ビジネスでの活用としては、以下のようなユースケースが想定されています。
- コンタクトセンター:リアルタイムのCRMによる顧客満足度の向上
- 社内ヘルプデスク:従業員問い合わせの高度化、情報検索の効率化
PKSHA Technologyは今後、このLLMの検証と改善を重ね、2024年4月頃からコンタクトセンターや社内ヘルプデスクを中心に、段階的に実運用を開始する計画です。
「RetNet」を活用した日英LLMの登場は、日本企業のAI活用の選択肢を広げるインパクトを持つでしょう。従来よりも高速かつ効率的な言語処理を実現するこの技術は、ビジネスの生産性向上に大きく寄与することが期待されます。一方で、AIの導入に伴う業務プロセスの見直しや、倫理的な課題への対応など、克服すべき点も残されています。PKSHA Technologyの取り組みが、日本における言語AIの実用化を加速させる一歩となるか、注目が集まります。
インテックと横河グループ、姿勢推定AIを活用して製造業の生産性を可視化する実証実験を開始
2024年2月29日
TISインテックグループのインテックは、横河システム建築および横河商事と共同で、姿勢推定AIを用いた製造業の生産性可視化に向けた実証実験を2024年1月から開始したと発表しました。この実験では、カメラで撮影した作業者の関節の動きから作業内容を推定するAIを活用し、作業効率や品質の向上を目指します。
本ニュースが注目される理由は以下の通りです。
- インテックの姿勢推定AI技術を、実際の製造現場(横河システム建築)に導入して実証実験を行う。
- 一般的なカメラ1台の2D映像から人の骨格を認識し、作業内容を自動で詳細に把握できる。
- 作業実績の自動収集や、「匠の暗黙知」のデータ化など、製造業の課題解決につながる可能性がある。
背景として、製造業の現場では業務の属人化やブラックボックス化、非効率な業務形態などの問題が潜在的に存在しています。これらを把握・改善するために生産性の可視化が求められていますが、特に人の作業状況については、定常的で正確・詳細な情報の取得が難しいのが現状でした。

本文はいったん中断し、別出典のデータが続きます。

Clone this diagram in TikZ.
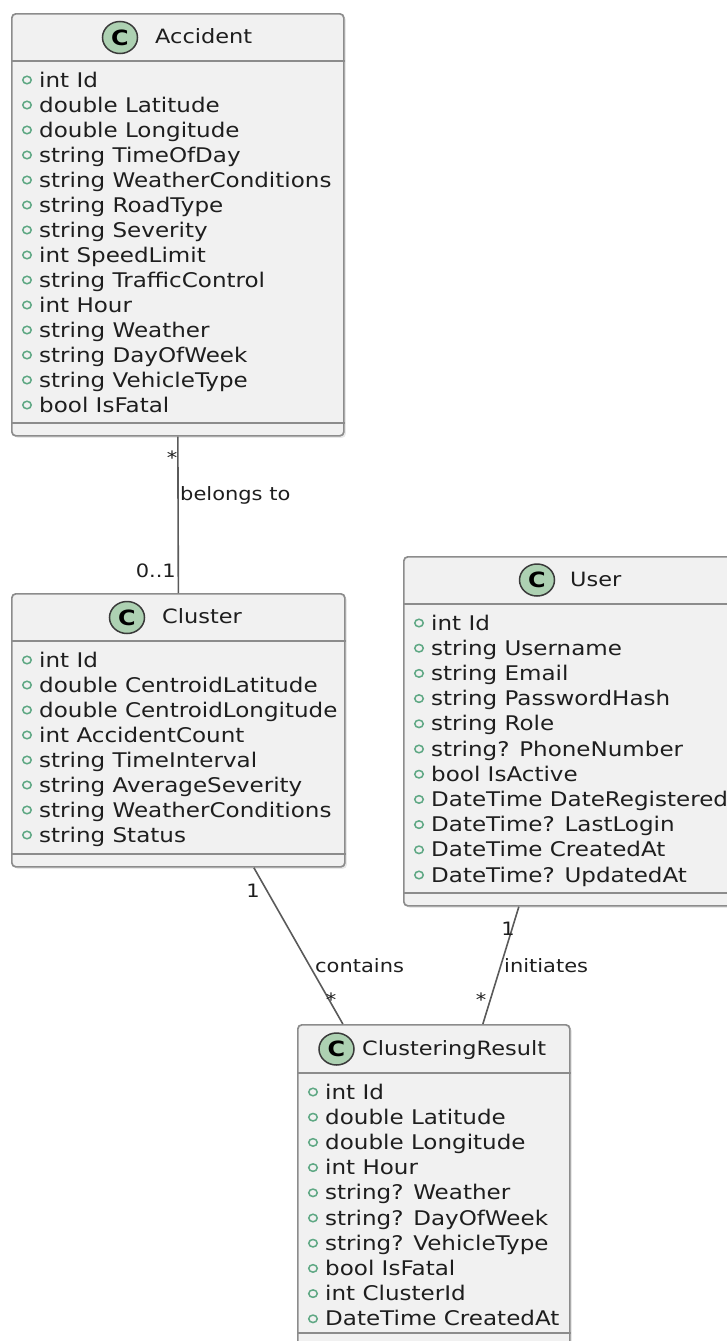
\documentclass[tikz,border=0pt]{standalone}
\usepackage{fontspec}
\setmainfont{DejaVu Sans}[FakeStretch=1.14]
\usetikzlibrary{shadows,shapes.geometric}

\definecolor{boxfill}{HTML}{F1F1F1}
\definecolor{boxline}{HTML}{8C8C8C}
\definecolor{badgefill}{HTML}{ADD1B2}
\definecolor{badgeline}{HTML}{3A3A3A}
\definecolor{pub}{HTML}{5FA884}
\definecolor{txt}{HTML}{1E1E1E}
\definecolor{linkc}{HTML}{5A5A5A}

\tikzset{
  classbox/.style={draw=boxline, fill=boxfill, line width=1.7pt, rounded corners=4pt,
    anchor=north west, inner sep=0pt,
    drop shadow={shadow xshift=2pt, shadow yshift=-2pt, opacity=0.18}},
  sepline/.style={draw=boxline, line width=1.7pt},
  badge/.style={ellipse, draw=badgeline, fill=badgefill, line width=1.5pt,
    minimum width=35pt, minimum height=32pt, inner sep=0pt,
    font=\fontsize{21}{21}\selectfont\bfseries},
  classname/.style={anchor=base west, font=\fontsize{19.7}{24}\selectfont, text=txt, inner sep=0pt},
  attr/.style={anchor=base west, font=\fontsize{20.2}{24}\selectfont, text=txt, inner sep=0pt},
  pubdot/.style={ellipse, draw=pub, line width=1.5pt, minimum width=8.5pt, minimum height=7.5pt,
    inner sep=0pt},
  assoc/.style={draw=linkc, line width=1.6pt},
  mult/.style={font=\fontsize{18.4}{22}\selectfont, text=txt, inner sep=0pt},
}

\begin{document}
\begin{tikzpicture}[x=1pt, y=-1pt]
\useasboundingbox (0,0) rectangle (727,1341);

% ---------- Accident ----------
\node[classbox, minimum width=332pt, minimum height=422pt] (acc) at (11,13) {};
\draw[sepline] (acc.west |- 0,61) -- (acc.east |- 0,61);
\draw[sepline] (acc.west |- 0,423) -- (acc.east |- 0,423);
\node[badge] (acc-c) at (120,37.5) {C};
\node[classname] (acc-t) at (155,43.5) {Accident};
\foreach [count=\i from 0] \t in {int Id, double Latitude, double Longitude, string TimeOfDay,
  string WeatherConditions, string RoadType, string Severity, int SpeedLimit,
  string TrafficControl, int Hour, string Weather, string DayOfWeek, string VehicleType,
  bool IsFatal} {
  \node[pubdot] (acc-d\i) at (27,{80+25*\i}) {};
  \node[attr] (acc-a\i) at (39,{87+25*\i}) {\t};
}

% ---------- Cluster ----------
\node[classbox, minimum width=333pt, minimum height=273pt] (clu) at (11,593) {};
\draw[sepline] (clu.west |- 0,641) -- (clu.east |- 0,641);
\draw[sepline] (clu.west |- 0,854) -- (clu.east |- 0,854);
\node[badge] (clu-c) at (127,617.5) {C};
\node[classname] (clu-t) at (162,623.5) {Cluster};
\foreach [count=\i from 0] \t in {int Id, double CentroidLatitude, double CentroidLongitude,
  int AccidentCount, string TimeInterval, string AverageSeverity, string WeatherConditions,
  string Status} {
  \node[pubdot] (clu-d\i) at (27,{660+25*\i}) {};
  \node[attr] (clu-a\i) at (39,{667+25*\i}) {\t};
}

% ---------- User ----------
\node[classbox, minimum width=340pt, minimum height=349pt] (usr) at (403,556) {};
\draw[sepline] (usr.west |- 0,604) -- (usr.east |- 0,604);
\draw[sepline] (usr.west |- 0,893) -- (usr.east |- 0,893);
\node[badge] (usr-c) at (537,580) {C};
\node[classname] (usr-t) at (570,586) {User};
\foreach [count=\i from 0] \t in {int Id, string Username, string Email, string PasswordHash,
  string Role, string? PhoneNumber, bool IsActive, DateTime DateRegistered,
  DateTime? LastLogin, DateTime CreatedAt, DateTime? UpdatedAt} {
  \node[pubdot] (usr-d\i) at (419,{623+25.2*\i}) {};
  \node[attr] (usr-a\i) at (431,{630+25.2*\i}) {\t};
}

% ---------- ClusteringResult ----------
\node[classbox, minimum width=272pt, minimum height=322pt] (cr) at (297,1024) {};
\draw[sepline] (cr.west |- 0,1073) -- (cr.east |- 0,1073);
\draw[sepline] (cr.west |- 0,1333) -- (cr.east |- 0,1333);
\node[badge] (cr-c) at (336.5,1049) {C};
\node[classname] (cr-t) at (362,1055) {ClusteringResult};
\foreach [count=\i from 0] \t in {int Id, double Latitude, double Longitude, int Hour,
  string? Weather, string? DayOfWeek, string? VehicleType, bool IsFatal, int ClusterId,
  DateTime CreatedAt} {
  \node[pubdot] (cr-d\i) at (313,{1092+25.2*\i}) {};
  \node[attr] (cr-a\i) at (325,{1099+25.2*\i}) {\t};
}

% ---------- Associations ----------
\draw[assoc] (acc.south) -- (clu.north);
\node[mult] (m1) at (172,458) {*};
\node[mult, anchor=west] (l1) at (180,495) {belongs to};
\node[mult, anchor=east] (m2) at (176,571) {0..1};

\draw[assoc] ([xshift=75.5pt]clu.south) -- ([xshift=-91pt]cr.north);
\node[mult] (m3) at (253,891) {1};
\node[mult, anchor=west] (l2) at (315,966) {contains};
\node[mult] (m4) at (331,1000) {*};

\draw[assoc] ([xshift=-55pt]usr.south) -- ([xshift=49pt]cr.north);
\node[mult] (m5) at (508,929) {1};
\node[mult, anchor=west] (l3) at (504,966) {initiates};
\node[mult] (m6) at (481,1000) {*};
\end{tikzpicture}
\end{document}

そこでインテックは、自社の姿勢推定AI技術を活用した実証実験を開始。マーカーやセンサーを使わずに、カメラ映像から人の骨格を認識し、詳細な作業内容を推定できるようにしました。
この技術を用いることで、以下のような効果が期待できます。
- 作業者の生産数、作業効率、品質などの自動収集
- 標準作業の順守状況の自動チェック
- ベテランと未習熟者の作業比較による「匠の暗黙知」のデータ化
- 作業標準書の作成・改訂の効率化
インテックは今後、人に関するデータ収集を進め、製造業に限らず産業全体に活用できるサービス展開を目指すとのことです。
姿勢推定AIによる人の動態把握は、製造業のDXを大きく前進させる可能性を秘めています。作業の属人性を排除し、データに基づく改善を進められるようになるからです。一方で、従業員のプライバシー保護や、AIによる管理の是非など、倫理的な課題への配慮も欠かせません。インテックと横河グループの取り組みが、製造業の新たなデジタル化モデルを提示できるか注目されます。